Run the batch files in the “Developer Command Prompt for VS 2017” (you will find it in the start menu folder “Visual Studio 2017”, for VS 2013/2015 the menu items should be named similarly) from the PS Move API checkout folder.

For Visual Studio 2017 and 64-bit use:

call scripts/visualc/build_msvc.bat 2017 x64

For Visual Studio 2017 and 32-bit use:

call scripts/visualc/build_msvc.bat 2017 x86

For Visual Studio 2015 and 2013, replace 2017 accordingly.

The resulting binaries will be placed in build-x86/[Debug/Release] (for the 32-bit build) and build-x64/[Debug/Release] (for the 64-bit build).

Cross-Compiling for Windows (MinGW)

To cross-compile for Windows on Ubuntu:

sudo apt-get install mingw-w64 cmake

To build manually without the tracker:

mkdir build-win32
cd build-win32
cmake \
    -DCMAKE_TOOLCHAIN_FILE=../cmake/i686-w64-mingw32.toolchain \
    -DPSMOVE_BUILD_TRACKER=OFF \
    ..

mkdir build-win64
cd build-win64
cmake \
    -DCMAKE_TOOLCHAIN_FILE=../cmake/x86_64-w64-mingw32.toolchain \
    -DPSMOVE_BUILD_TRACKER=OFF \
    ..

Or use the ready-made build script:

bash -x scripts/mingw64/cross-compile x86_64-w64-mingw32
bash -x scripts/mingw64/cross-compile i686-w64-mingw32

Building for the Pocket C.H.I.P

PS Move API now supports the Pocket C.H.I.P, an embedded Linux computer running a Debian-based operating system. The device has built-in Bluetooth, WIFI, a standard-sized USB port and a 3.5mm headphone jack, making it suitable for portable PS Move applications.

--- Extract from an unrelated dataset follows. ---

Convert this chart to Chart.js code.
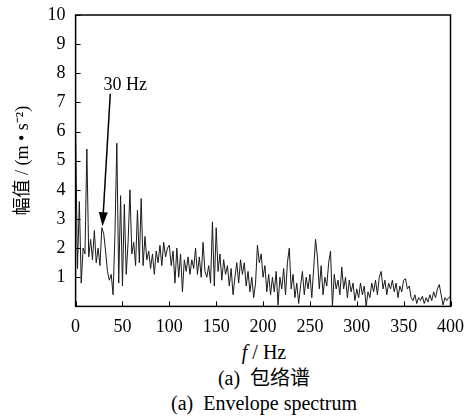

To build on a Pocket C.H.I.P, ssh into your device (or use the Terminal) and then build the release tarball:

bash -e -x scripts/pocketchip/install_dependencies.sh
bash -e -x scripts/pocketchip/build.sh

Installation and Configuration

In order to be able to use the PS Move Motion Controllers without root access, you need to install an udev rules file on your C.H.I.P:

sudo cp contrib/99-psmove.rules /etc/udev/rules.d/

Also, not all kernels ship with the required hidraw support, you can check if your kernel does by running the following command after bootup:

dmesg | grep hidraw

A kernel with hidraw will print something like the following:

[    1.265000] hidraw: raw HID events driver (C) Jiri Kosina

If your kernel does not have hidraw support, you should install the newest Firmware for your Pocket C.H.I.P, and make sure to install all updates via apt.

Python bindings

Python bindings (among others) are built using SWIG. So make sure you have that installed. CMake will let you know if SWIG could not be found in the initial configure step. Look in CMake’s output in the section “Language bindings”.

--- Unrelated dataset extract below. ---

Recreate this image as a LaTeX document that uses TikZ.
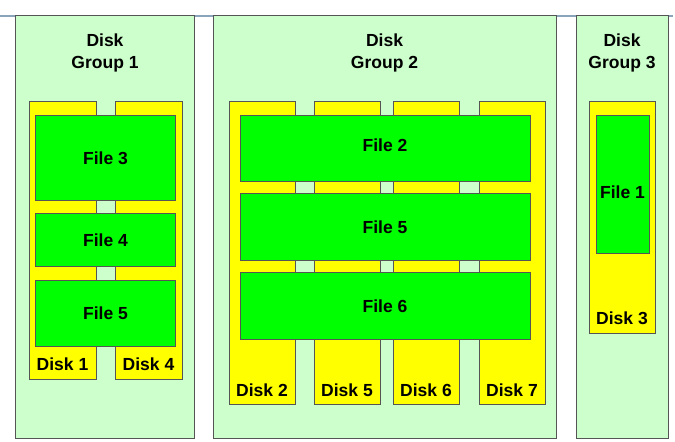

Also required is the Python library (libpython-dev on Linux). If you have multiple versions of Python installed (most likely some 2.x and 3.x) chances are CMake decides to use the wrong one. Again, look in CMake’s output in the section “Language bindings” which version of the Python library CMake is using for the build. Make sure it matches the version you want to run your Python scripts with later. They must be the same!

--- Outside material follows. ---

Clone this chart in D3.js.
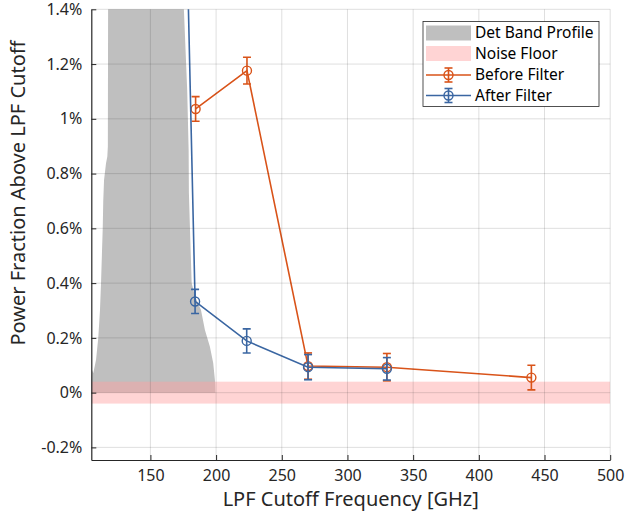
<!DOCTYPE html>
<html><head><meta charset="utf-8">
<script src="https://cdn.jsdelivr.net/npm/d3@7"></script>
<style>body{margin:0;background:#fff;} svg{display:block;font-family:"Noto Sans",sans-serif;}</style>
</head><body><svg id="chart" width="628" height="520"></svg>
<script>
// ---- data ----
const xTicks = [150, 200, 250, 300, 350, 400, 450, 500];
const xTickLabels = ["150", "200", "250", "300", "350", "400", "450", "500"];
const yTicks = [-0.2, 0, 0.2, 0.4, 0.6, 0.8, 1.0, 1.2, 1.4];
const yTickLabels = ["-0.2%", "0%", "0.2%", "0.4%", "0.6%", "0.8%", "1%", "1.2%", "1.4%"];

const bandFreq  = [100, 105, 105.8, 106.5, 108.6, 110.3, 111.6, 112.4, 113.7, 114.1, 114.7, 116.2, 117.2, 117.6, 118, 130, 150, 165, 172, 175.5, 178.0, 179.1, 179.3, 180.1, 181.4, 183.9, 188.5, 191.5, 195.3, 197.8, 199.1, 199.4];
const bandValue = [0, 0.05, 0.083, 0.071, 0.12, 0.2, 0.3, 0.4, 0.6, 0.7, 0.777, 0.838, 0.862, 0.9, 2.0, 3.0, 3.2, 3.0, 2.0, 1.397, 1.105, 0.886, 0.729, 0.6, 0.4, 0.353, 0.302, 0.229, 0.168, 0.108, 0.046, 0];

const noiseFloor = [-0.04, 0.04];

const beforeFreq  = [184.4, 223.5, 270, 330, 440];
const beforeValue = [1.036, 1.176, 0.097, 0.093, 0.055];
const beforeErr   = [0.045, 0.049, 0.048, 0.05, 0.045];

const afterFreq  = [150, 184, 223.3, 270, 330];
const afterValue = [7.5, 0.333, 0.189, 0.093, 0.087];
const afterErr   = [0.045, 0.044, 0.044, 0.046, 0.041];

const legendLabels = ["Det Band Profile", "Noise Floor", "Before Filter", "After Filter"];

// ---- styles ----
const C_AXIS = "#262626";
const C_BAND = "#bfbfbf";
const C_NOISE = "rgb(255,160,160)";
const C_BEFORE = "#D95319";
const C_AFTER = "#3a66a2";

const svg = d3.select("#chart");
const L = 91.3, R = 610.2, T = 9.3, B = 460;
const x = d3.scaleLinear().domain([105, 500]).range([L, R]);
const y = d3.scaleLinear().domain([-0.246, 1.4]).range([B, T]);

svg.append("defs").append("clipPath").attr("id", "clip")
  .append("rect").attr("x", L).attr("y", T).attr("width", R - L).attr("height", B - T);

const plot = svg.append("g").attr("clip-path", "url(#clip)");

// band profile
const band = bandFreq.map((f, i) => ({f, v: bandValue[i]}));
plot.append("path").datum(band)
  .attr("d", d3.area().x(d => x(d.f)).y0(y(0)).y1(d => y(d.v)))
  .attr("fill", C_BAND);

// noise floor
plot.append("rect")
  .attr("x", L).attr("width", R - L)
  .attr("y", y(noiseFloor[1])).attr("height", y(noiseFloor[0]) - y(noiseFloor[1]))
  .attr("fill", C_NOISE).attr("fill-opacity", 0.45);

// grid
const grid = svg.append("g").attr("stroke", C_AXIS).attr("stroke-opacity", 0.15).attr("stroke-width", 1);
xTicks.forEach(t => grid.append("line").attr("x1", x(t)).attr("x2", x(t)).attr("y1", T).attr("y2", B));
yTicks.forEach(t => grid.append("line").attr("x1", L).attr("x2", R).attr("y1", y(t)).attr("y2", y(t)));

// series
function series(fr, vals, errs, color) {
  const pts = fr.map((f, i) => ({f, v: vals[i], e: errs[i]}));
  const g = plot.append("g");
  g.append("path").datum(pts)
    .attr("d", d3.line().x(d => x(d.f)).y(d => y(d.v)))
    .attr("fill", "none").attr("stroke", color).attr("stroke-width", 1.6);
  const cap = 4;
  pts.forEach(d => {
    const cx = x(d.f), y1 = y(d.v + d.e), y2 = y(d.v - d.e);
    g.append("line").attr("x1", cx).attr("x2", cx).attr("y1", y1).attr("y2", y2).attr("stroke", color).attr("stroke-width", 1.6);
    g.append("line").attr("x1", cx - cap).attr("x2", cx + cap).attr("y1", y1).attr("y2", y1).attr("stroke", color).attr("stroke-width", 1.6);
    g.append("line").attr("x1", cx - cap).attr("x2", cx + cap).attr("y1", y2).attr("y2", y2).attr("stroke", color).attr("stroke-width", 1.6);
    g.append("circle").attr("cx", cx).attr("cy", y(d.v)).attr("r", 4.5)
      .attr("fill", "none").attr("stroke", color).attr("stroke-width", 1.4);
  });
}
series(beforeFreq, beforeValue, beforeErr, C_BEFORE);
series(afterFreq, afterValue, afterErr, C_AFTER);

// axes
const xAxis = svg.append("g").attr("transform", `translate(0,${B})`)
  .call(d3.axisBottom(x).tickValues(xTicks).tickFormat((d, i) => xTickLabels[i]).tickSizeInner(-5).tickSizeOuter(0).tickPadding(10));
const yAxis = svg.append("g").attr("transform", `translate(${L},0)`)
  .call(d3.axisLeft(y).tickValues(yTicks).tickFormat((d, i) => yTickLabels[i]).tickSizeInner(-5).tickSizeOuter(0).tickPadding(9));
[xAxis, yAxis].forEach(a => {
  a.select(".domain").attr("stroke", C_AXIS).attr("stroke-width", 1.2);
  a.selectAll(".tick line").attr("stroke", C_AXIS);
  a.selectAll("text").attr("fill", C_AXIS).attr("font-size", 16).attr("font-family", '"Noto Sans",sans-serif');
});

// axis labels
svg.append("text").attr("x", (L + R) / 2).attr("y", 506).attr("text-anchor", "middle")
  .attr("font-size", 20).attr("fill", C_AXIS).text("LPF Cutoff Frequency [GHz]");
svg.append("text").attr("transform", `translate(24.5,193) rotate(-90)`).attr("text-anchor", "middle")
  .attr("font-size", 20).attr("fill", C_AXIS).text("Power Fraction Above LPF Cutoff");

// legend
const lg = svg.append("g");
lg.append("rect").attr("x", 423).attr("y", 21.5).attr("width", 176).attr("height", 85)
  .attr("fill", "#fff").attr("stroke", C_AXIS).attr("stroke-width", 0.8);
const rowY = [33, 53.5, 75, 95.5];
const sx1 = 426, sx2 = 471;
lg.append("rect").attr("x", sx1).attr("y", rowY[0] - 7.5).attr("width", sx2 - sx1).attr("height", 15).attr("fill", C_BAND);
lg.append("rect").attr("x", sx1).attr("y", rowY[1] - 7.5).attr("width", sx2 - sx1).attr("height", 15).attr("fill", C_NOISE).attr("fill-opacity", 0.45);
[[C_BEFORE, rowY[2]], [C_AFTER, rowY[3]]].forEach(([c, yy]) => {
  const mx = (sx1 + sx2) / 2;
  lg.append("line").attr("x1", sx1).attr("x2", sx2).attr("y1", yy).attr("y2", yy).attr("stroke", c).attr("stroke-width", 1.6);
  lg.append("line").attr("x1", mx).attr("x2", mx).attr("y1", yy - 7).attr("y2", yy + 7).attr("stroke", c).attr("stroke-width", 1.6);
  lg.append("line").attr("x1", mx - 4).attr("x2", mx + 4).attr("y1", yy - 7).attr("y2", yy - 7).attr("stroke", c).attr("stroke-width", 1.6);
  lg.append("line").attr("x1", mx - 4).attr("x2", mx + 4).attr("y1", yy + 7).attr("y2", yy + 7).attr("stroke", c).attr("stroke-width", 1.6);
  lg.append("circle").attr("cx", mx).attr("cy", yy).attr("r", 4.5).attr("fill", "none").attr("stroke", c).attr("stroke-width", 1.4);
});
legendLabels.forEach((t, i) => {
  lg.append("text").attr("x", 475).attr("y", rowY[i]).attr("dy", "0.35em")
    .attr("font-size", 15.5).attr("fill", "#000").text(t);
});
</script></body></html>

If CMake does not choose the correct version right away, use the option PSMOVE_PYTHON_VERSION to set the desired one. Usually it is sufficient to set this to either 2 or 3 (for Python 2 and 3, respectively), but minor versions are also supported. So you could choose between building for Python 2.6 and 2.7. If you are running CMake from the command line set the version like so:

cmake .. -DPSMOVE_PYTHON_VERSION=2

Check CMake’s output to verify that the correct version is now found; some flavor of Python 2 in this example. If CMake still uses the wrong one, try removing all the files CMake generated in the build directory and run again.

Testing the build

A lot of Python example scripts are provided in the examples/python/ directory. They are laid out so that when you build the library (and its Python bindings) in the customary build folder in the PSMove API checkout, the Python examples should find the modules without needing to install anything. We suggest you start with always.py which you can directly call from within the build directory like so:

python ../examples/python/always.py

This script does not require Bluetooth and should thus provide an easy way to test the Python bindings. Simply connect your Move controller via USB and run the script as shown above. If that is working, continue with pair.py to set everything up for using Bluetooth.